Jusqu’au 18 août 2024

Musée d’Art Moderne de Paris, 11 avenue du Président Wilson, Paris 16e

Nombre d’artistes évoluent de la figuration à l’abstraction. Jean Hélion (1904-1987) fait le contraire. Il introduit l’abstraction en Amérique dans les années 1930 avant de revenir en France et de retourner à une figuration toute personnelle. Le musée d’art moderne de Paris lui consacre une belle rétrospective.

Jean Hélion, L’homme à la joue rouge, 1943. Huile sur toile. Collection particulière © ADAGP, Paris, 2024

Ce retour à la figuration dans les années 1960 sera incompris du public, ce qui explique sûrement la méconnaissance de son oeuvre aujourd’hui.

Né en Normandie, Jean Hélion étudie d’abord l’architecture à Paris puis se tourne vers la peinture. Il se lie avec Piet Mondrian, dont l’influence se retrouve dans ses toiles des années 1930 (Composition orthogonale).

Parallèlement, ses formes géométriques s’appliquent à la figure humaine. Ses portraits d’Édouard, Charles, Émile, sont composés de cercles, ovales, et carrés qui s’agencent avec des aplats de couleur, dans un cadrage serré.

Oeuvre symbolique de son abandon de l’abstraction – au moment même où le courant s’impose sur la scène internationale -, Figure tombée (avril-septembre 1939) incarne à la fois son histoire et la Grande, avec l’éminence de la Deuxième Guerre mondiale.

Dès lors, les oeuvres d’Hélion se tournent vers la figure humaine et les scènes de rue ou d’intérieur du quotidien : homme montant un escalier, homme sortant de chez lui un parapluie à la main – motif récurrent dans ses toiles-, homme en bicyclette, scène d’intérieur dans son atelier ou chez lui, etc.

Souvent des détails insolites se glissent : un lacet défait, un parapluie alors que la femme à manches courtes au bord de sa fenêtre suggère une météo clémente, une nature morte avec une citrouille mais aussi une vieille chaussure.
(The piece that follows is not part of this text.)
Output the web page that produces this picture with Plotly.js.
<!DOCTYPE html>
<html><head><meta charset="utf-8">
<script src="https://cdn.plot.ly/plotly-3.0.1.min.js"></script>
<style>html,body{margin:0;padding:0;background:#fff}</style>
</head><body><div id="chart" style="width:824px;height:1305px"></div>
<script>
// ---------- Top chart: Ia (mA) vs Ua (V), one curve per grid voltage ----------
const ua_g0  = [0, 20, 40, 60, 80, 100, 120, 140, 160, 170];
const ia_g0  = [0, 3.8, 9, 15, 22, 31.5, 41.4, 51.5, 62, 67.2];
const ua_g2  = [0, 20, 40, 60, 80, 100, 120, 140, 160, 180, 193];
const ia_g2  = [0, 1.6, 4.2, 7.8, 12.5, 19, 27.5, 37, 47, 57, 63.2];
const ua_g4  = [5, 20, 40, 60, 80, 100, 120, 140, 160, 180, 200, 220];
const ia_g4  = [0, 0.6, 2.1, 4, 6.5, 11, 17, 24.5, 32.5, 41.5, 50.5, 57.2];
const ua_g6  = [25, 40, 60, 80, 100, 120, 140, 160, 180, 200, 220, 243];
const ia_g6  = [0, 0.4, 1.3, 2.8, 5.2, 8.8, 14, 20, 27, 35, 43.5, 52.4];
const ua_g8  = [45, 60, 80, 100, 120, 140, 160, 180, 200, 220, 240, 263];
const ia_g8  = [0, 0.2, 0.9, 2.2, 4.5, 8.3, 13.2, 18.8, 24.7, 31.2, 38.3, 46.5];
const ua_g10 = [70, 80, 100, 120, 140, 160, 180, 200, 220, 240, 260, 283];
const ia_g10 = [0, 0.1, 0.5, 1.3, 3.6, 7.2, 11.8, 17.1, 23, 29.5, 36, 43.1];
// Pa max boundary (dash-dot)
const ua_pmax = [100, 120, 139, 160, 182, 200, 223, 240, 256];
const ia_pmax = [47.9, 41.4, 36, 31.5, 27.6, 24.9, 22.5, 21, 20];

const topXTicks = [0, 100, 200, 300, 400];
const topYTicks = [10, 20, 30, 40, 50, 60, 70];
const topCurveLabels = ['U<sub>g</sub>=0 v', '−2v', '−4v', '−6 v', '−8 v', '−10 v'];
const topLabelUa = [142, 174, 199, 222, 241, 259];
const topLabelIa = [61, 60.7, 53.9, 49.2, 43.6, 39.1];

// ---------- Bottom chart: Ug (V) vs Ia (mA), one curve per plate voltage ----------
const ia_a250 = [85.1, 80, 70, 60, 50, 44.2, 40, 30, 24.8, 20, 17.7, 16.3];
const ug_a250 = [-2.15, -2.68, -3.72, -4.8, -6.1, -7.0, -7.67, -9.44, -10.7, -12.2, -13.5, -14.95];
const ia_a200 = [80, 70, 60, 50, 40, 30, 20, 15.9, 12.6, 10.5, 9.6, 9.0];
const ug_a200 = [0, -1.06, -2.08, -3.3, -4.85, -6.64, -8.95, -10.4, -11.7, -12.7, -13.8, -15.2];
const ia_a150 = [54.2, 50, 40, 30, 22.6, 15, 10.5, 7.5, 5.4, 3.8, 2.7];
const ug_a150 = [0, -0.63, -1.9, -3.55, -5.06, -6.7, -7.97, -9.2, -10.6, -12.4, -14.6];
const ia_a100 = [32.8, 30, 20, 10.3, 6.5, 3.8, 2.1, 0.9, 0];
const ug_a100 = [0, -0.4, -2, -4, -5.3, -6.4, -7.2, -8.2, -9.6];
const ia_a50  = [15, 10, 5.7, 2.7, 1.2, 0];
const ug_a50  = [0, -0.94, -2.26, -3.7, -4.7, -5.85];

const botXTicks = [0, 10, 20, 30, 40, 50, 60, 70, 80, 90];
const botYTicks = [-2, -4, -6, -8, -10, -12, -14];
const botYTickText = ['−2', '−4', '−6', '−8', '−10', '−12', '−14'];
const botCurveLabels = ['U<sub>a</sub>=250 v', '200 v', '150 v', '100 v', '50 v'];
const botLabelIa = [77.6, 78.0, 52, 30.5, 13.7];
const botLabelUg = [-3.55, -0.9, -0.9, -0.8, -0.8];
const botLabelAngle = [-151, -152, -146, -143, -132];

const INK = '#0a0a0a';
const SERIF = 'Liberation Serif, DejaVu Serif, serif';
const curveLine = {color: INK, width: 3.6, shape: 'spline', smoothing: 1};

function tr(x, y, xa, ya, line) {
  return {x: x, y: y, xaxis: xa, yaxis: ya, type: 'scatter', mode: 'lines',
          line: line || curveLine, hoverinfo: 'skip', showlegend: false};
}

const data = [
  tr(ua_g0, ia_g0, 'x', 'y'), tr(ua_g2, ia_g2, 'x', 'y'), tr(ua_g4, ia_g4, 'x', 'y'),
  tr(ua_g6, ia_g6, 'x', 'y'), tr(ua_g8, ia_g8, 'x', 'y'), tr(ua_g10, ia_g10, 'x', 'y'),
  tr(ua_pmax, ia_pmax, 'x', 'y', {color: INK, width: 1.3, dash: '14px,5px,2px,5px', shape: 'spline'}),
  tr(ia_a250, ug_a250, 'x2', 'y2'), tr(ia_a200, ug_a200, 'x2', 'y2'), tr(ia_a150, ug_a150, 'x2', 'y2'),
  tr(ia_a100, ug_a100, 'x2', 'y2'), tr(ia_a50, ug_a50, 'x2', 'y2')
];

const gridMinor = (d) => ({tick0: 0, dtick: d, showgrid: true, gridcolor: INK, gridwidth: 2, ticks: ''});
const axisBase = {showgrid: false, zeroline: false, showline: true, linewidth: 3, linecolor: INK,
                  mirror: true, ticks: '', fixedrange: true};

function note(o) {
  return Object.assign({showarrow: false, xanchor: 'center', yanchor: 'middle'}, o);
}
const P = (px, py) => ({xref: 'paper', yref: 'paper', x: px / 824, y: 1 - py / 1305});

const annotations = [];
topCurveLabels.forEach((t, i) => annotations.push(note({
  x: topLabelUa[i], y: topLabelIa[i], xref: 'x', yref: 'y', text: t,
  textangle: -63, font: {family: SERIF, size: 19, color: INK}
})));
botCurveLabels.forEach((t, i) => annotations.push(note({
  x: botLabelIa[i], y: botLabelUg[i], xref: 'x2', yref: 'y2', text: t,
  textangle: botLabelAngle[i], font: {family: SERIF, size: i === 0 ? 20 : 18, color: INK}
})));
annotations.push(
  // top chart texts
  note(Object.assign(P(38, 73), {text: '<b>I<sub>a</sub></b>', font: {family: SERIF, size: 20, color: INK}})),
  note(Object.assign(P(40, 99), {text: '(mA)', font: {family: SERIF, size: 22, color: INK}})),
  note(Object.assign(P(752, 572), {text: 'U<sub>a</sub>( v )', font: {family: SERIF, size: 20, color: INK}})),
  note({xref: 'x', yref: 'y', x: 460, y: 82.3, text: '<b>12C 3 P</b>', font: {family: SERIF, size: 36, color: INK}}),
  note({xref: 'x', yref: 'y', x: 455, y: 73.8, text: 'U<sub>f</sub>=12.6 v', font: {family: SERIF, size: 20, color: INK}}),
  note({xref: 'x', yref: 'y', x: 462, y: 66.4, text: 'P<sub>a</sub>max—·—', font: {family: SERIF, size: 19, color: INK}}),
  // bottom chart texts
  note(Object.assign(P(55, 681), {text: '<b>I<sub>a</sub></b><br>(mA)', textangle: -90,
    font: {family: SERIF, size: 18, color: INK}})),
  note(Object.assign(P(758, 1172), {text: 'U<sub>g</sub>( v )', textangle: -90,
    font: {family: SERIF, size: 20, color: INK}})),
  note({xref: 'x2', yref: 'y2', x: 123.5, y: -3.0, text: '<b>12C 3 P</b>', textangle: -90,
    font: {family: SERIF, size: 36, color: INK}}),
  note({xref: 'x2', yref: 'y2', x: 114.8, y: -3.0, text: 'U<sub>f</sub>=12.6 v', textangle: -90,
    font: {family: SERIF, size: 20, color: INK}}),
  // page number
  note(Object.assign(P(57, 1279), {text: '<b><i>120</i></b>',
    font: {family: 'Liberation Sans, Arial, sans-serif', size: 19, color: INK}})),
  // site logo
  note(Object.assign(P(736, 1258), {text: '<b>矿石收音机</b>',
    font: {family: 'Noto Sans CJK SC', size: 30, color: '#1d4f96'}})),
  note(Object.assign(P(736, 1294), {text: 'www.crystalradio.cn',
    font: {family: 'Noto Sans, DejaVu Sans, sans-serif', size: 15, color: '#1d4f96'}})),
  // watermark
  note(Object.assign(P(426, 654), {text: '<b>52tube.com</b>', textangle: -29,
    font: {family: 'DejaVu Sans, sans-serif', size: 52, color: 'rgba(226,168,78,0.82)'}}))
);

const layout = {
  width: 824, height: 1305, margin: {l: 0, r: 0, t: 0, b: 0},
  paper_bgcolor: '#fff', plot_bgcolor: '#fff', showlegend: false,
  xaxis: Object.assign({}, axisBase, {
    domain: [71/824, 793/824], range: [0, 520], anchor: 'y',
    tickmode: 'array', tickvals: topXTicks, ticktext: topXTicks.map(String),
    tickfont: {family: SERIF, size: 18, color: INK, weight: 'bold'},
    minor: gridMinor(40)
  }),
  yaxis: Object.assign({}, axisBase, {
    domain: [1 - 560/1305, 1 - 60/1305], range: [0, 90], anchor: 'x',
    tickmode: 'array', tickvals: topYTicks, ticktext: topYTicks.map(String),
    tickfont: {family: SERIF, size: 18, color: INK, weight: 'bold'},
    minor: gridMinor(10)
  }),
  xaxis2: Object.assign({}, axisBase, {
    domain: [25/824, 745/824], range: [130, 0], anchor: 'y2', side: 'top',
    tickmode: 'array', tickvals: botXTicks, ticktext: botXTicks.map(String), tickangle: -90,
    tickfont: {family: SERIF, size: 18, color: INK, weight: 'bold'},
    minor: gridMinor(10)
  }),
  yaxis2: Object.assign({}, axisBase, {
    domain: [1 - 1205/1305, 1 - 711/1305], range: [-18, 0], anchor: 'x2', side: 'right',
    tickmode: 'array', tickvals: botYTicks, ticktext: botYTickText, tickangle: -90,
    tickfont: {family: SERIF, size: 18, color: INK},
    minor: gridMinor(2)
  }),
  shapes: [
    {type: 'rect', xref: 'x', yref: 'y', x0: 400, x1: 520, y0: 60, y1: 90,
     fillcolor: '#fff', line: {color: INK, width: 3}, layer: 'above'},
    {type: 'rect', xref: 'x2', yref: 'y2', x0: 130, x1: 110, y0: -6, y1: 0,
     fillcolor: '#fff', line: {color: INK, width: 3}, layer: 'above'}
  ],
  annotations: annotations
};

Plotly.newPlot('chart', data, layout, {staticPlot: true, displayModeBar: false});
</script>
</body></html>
Jean Hélion, Grande mannequinerie, 1951. Huile sur toile. Photo Paris Musées, Musée d’Art Moderne © ADAGP, Paris, 2024

Les oeuvres ne sont pas dénuées de dualité comme dans À rebours (1947) : homme/femme, intérieur/extérieur, endroit/envers. Ou dans Grande Mannequinerie (1951) qui oppose un homme gisant au sol, devant une vitrine de mannequins élégants. Cette scène de rue située à New York fait écho à Figure tombée et met en miroir le monde du rêve face à celui du réel.
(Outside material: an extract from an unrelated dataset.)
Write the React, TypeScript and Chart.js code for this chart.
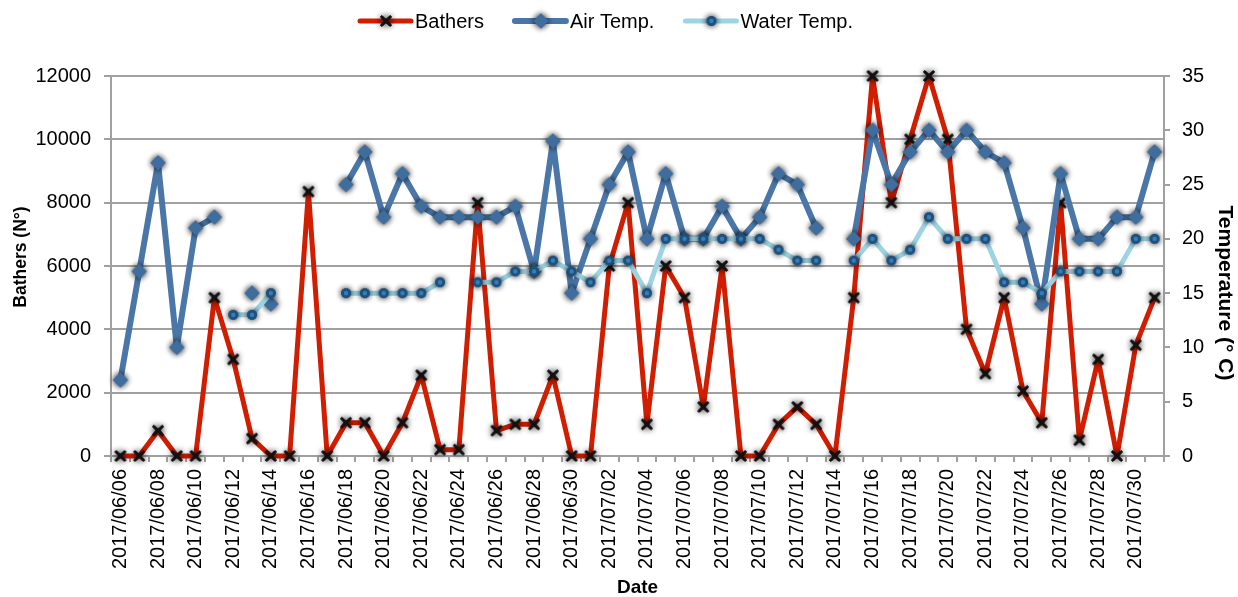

Dans les années 1950, Hélion dépeint des Chrysanthèmes et les toits de Paris. Ses peintures prennent une charge de plus en plus érotique avec des citrouilles ouvertes aux formes suggestives ou dans Le Goûter (1952) avec les restes d’un repas sur une table, un pantalon et une nuisette laissés nonchalamment sur une chaise.
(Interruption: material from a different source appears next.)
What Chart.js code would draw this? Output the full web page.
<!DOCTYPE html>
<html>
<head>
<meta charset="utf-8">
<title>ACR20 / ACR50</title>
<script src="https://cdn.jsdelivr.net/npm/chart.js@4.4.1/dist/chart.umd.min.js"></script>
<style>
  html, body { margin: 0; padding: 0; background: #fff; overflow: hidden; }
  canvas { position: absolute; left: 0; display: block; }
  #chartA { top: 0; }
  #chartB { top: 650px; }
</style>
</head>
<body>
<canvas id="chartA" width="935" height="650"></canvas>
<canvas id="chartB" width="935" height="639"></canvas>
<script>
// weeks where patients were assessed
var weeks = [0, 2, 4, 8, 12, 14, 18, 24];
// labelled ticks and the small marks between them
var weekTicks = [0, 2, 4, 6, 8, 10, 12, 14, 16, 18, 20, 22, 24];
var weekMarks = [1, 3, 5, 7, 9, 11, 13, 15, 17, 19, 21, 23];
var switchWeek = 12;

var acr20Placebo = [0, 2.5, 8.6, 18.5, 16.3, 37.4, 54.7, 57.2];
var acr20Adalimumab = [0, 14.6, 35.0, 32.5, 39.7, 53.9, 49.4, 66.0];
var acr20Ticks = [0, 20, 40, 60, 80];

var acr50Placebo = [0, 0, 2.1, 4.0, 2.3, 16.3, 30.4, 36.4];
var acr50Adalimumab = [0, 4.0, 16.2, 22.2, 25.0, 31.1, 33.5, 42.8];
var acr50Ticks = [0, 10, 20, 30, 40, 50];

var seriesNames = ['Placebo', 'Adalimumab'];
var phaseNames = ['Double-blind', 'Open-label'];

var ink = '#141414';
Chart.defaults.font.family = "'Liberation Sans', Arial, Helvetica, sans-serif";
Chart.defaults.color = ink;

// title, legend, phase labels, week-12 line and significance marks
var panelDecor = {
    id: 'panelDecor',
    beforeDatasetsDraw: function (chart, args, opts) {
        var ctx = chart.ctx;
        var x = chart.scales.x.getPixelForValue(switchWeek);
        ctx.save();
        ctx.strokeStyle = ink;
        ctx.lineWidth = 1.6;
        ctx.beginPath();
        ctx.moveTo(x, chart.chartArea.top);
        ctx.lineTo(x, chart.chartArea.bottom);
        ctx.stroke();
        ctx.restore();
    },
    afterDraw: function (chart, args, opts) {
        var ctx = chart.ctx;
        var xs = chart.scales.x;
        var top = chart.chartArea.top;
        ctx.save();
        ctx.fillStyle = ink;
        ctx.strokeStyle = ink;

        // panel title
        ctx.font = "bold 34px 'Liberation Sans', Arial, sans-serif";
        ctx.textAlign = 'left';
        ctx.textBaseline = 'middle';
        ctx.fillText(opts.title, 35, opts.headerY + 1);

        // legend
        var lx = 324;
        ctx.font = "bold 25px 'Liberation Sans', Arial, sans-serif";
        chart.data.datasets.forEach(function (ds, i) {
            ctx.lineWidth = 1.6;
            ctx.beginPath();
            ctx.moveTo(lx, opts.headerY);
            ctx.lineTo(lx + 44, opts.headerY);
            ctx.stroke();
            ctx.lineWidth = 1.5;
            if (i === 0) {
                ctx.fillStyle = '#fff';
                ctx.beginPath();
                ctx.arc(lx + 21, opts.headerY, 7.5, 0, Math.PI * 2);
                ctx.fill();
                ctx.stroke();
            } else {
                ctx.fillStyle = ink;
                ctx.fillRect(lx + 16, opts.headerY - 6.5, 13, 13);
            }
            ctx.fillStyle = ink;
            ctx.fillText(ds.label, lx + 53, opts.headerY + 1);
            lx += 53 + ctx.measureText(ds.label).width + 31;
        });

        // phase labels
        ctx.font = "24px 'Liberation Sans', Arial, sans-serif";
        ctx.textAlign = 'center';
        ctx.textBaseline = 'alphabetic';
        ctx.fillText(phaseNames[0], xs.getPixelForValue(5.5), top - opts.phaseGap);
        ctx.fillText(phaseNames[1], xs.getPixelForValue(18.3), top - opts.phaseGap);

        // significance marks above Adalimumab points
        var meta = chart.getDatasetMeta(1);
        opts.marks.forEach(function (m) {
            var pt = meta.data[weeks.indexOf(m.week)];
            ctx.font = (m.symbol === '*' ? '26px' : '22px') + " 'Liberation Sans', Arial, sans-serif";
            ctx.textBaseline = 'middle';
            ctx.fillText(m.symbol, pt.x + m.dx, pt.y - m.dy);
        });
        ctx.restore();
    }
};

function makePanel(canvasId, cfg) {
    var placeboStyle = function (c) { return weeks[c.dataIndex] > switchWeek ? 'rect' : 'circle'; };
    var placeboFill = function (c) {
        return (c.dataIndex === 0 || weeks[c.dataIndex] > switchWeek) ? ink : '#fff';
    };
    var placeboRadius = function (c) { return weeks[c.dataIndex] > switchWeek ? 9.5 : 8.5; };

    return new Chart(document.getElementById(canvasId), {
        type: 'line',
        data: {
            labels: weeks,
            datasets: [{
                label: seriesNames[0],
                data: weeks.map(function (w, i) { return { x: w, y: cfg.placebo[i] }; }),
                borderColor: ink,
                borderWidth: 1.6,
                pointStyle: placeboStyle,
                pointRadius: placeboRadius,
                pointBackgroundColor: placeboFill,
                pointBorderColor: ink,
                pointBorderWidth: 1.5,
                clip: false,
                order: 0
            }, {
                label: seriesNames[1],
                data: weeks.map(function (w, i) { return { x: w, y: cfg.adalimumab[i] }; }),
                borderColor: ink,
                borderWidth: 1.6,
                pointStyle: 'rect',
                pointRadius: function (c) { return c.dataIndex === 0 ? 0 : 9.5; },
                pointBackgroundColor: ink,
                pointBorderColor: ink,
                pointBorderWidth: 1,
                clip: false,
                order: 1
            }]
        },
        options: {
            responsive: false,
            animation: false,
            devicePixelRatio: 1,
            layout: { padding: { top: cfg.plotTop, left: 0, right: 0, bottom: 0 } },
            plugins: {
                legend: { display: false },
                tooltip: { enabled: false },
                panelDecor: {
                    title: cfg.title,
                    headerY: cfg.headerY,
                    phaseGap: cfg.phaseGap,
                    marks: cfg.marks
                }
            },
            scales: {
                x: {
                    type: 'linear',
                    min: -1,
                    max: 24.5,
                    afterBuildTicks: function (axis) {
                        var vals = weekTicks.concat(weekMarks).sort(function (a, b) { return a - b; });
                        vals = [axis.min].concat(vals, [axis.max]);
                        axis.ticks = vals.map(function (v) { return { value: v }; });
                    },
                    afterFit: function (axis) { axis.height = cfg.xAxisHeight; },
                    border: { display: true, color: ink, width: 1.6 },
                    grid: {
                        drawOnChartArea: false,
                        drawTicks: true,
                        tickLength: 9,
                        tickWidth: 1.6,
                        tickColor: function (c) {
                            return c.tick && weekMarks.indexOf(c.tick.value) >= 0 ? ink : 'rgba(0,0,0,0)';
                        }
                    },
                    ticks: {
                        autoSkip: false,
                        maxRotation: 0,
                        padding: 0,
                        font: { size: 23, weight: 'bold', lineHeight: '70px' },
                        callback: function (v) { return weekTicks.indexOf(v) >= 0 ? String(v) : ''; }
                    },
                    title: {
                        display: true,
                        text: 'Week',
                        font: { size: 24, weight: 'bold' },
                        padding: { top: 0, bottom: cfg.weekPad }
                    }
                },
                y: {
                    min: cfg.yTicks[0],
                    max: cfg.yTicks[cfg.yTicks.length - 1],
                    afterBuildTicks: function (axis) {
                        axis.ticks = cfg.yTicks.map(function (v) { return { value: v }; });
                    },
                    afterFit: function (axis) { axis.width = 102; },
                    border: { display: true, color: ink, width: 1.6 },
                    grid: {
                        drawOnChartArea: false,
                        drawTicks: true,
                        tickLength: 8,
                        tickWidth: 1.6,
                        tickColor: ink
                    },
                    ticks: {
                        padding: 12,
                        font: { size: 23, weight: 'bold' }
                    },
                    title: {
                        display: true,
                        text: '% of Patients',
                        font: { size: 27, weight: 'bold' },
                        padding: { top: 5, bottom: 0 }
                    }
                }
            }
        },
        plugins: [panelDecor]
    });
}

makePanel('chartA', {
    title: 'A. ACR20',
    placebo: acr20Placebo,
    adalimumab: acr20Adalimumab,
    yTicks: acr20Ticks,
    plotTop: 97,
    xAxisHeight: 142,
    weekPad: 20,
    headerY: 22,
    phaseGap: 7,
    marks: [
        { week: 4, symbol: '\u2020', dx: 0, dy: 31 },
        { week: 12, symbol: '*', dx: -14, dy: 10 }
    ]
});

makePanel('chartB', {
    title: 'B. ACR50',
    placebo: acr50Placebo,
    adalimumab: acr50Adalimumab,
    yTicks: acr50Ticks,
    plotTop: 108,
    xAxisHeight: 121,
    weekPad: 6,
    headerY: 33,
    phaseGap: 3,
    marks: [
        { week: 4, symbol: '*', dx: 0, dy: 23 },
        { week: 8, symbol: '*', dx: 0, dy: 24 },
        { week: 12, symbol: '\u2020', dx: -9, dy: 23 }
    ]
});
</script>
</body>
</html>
Hélion subit une perte progressive de la vue jusqu’à la cécité complète mais il continue de peindre, avec urgence, dans une gamme chromatique plus contrastée. « Sa peinture oscille entre dérision et gravité (Le Peintre piétiné par son modèle, 1983), rêve et éblouissement heureux », conclut Sophie Krebs, commissaire de l’exposition.

Le parcours de l’exposition met en valeur le style original du peintre, son avancée à contre-courant pour réinventer la figuration. Une rétrospective éclairante.